Des dérives touristiques bien réelles
Dans de nombreux sites touristiques, les raies sont désormais attirées volontairement par la nourriture pour garantir le spectacle. Ce « feeding » altère les équilibres écologiques locaux : accumulation de déchets, déséquilibre dans la chaîne alimentaire, et dépendance des animaux aux activités humaines. Certaines zones naguère riches en biodiversité voient aujourd’hui leur fond marin dégradé par le piétinement et les restes d’aliments jetés à l’eau.

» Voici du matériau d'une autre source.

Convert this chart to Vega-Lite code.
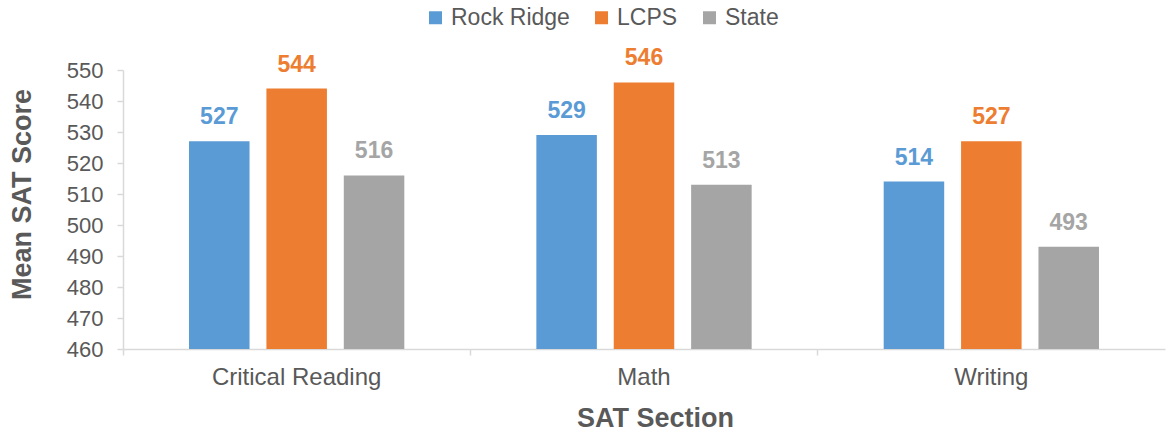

Devant ces dérives, plusieurs pays ont commencé à encadrer la pratique. Aux Maldives, par exemple, les opérateurs doivent respecter des distances minimales et limiter le nombre de visiteurs simultanés. En Polynésie française, les excursions responsables interdisent tout nourrissage et privilégient l’observation libre.
Observer sans troubler
Rencontrer une raie dans son environnement naturel reste une émotion rare. Mais la vraie magie réside dans le respect. Les guides les plus attentifs adoptent une approche douce : palmes lentes, distance suffisante, silence sous-marin. Si l’animal s’approche, tant mieux ; sinon, on admire de loin. Cette éthique simple permet de préserver le bien-être des raies et l’équilibre du récif.
Les plongeurs expérimentés le savent : la plus belle rencontre est celle que l’on ne force pas. Observer ces animaux évoluer librement, sans les nourrir ni les toucher, offre une satisfaction bien plus profonde que quelques secondes de contact.
Entre émerveillement et responsabilité
Nager avec les raies n’est pas une activité anodine. Elle révèle, encore une fois, notre besoin d’interaction avec la nature et les limites à ne pas franchir. Derrière l’expérience rêvée, il y a une question de conscience : comment admirer sans nuire ?
Avant de plonger, mieux vaut choisir des opérateurs engagés dans une démarche écologique, refuser les excursions basées sur le nourrissage, et accepter de garder ses distances. Parce que le souvenir le plus fort n’est pas celui d’un selfie, mais celui d’une rencontre respectueuse où la mer reste maîtresse du moment.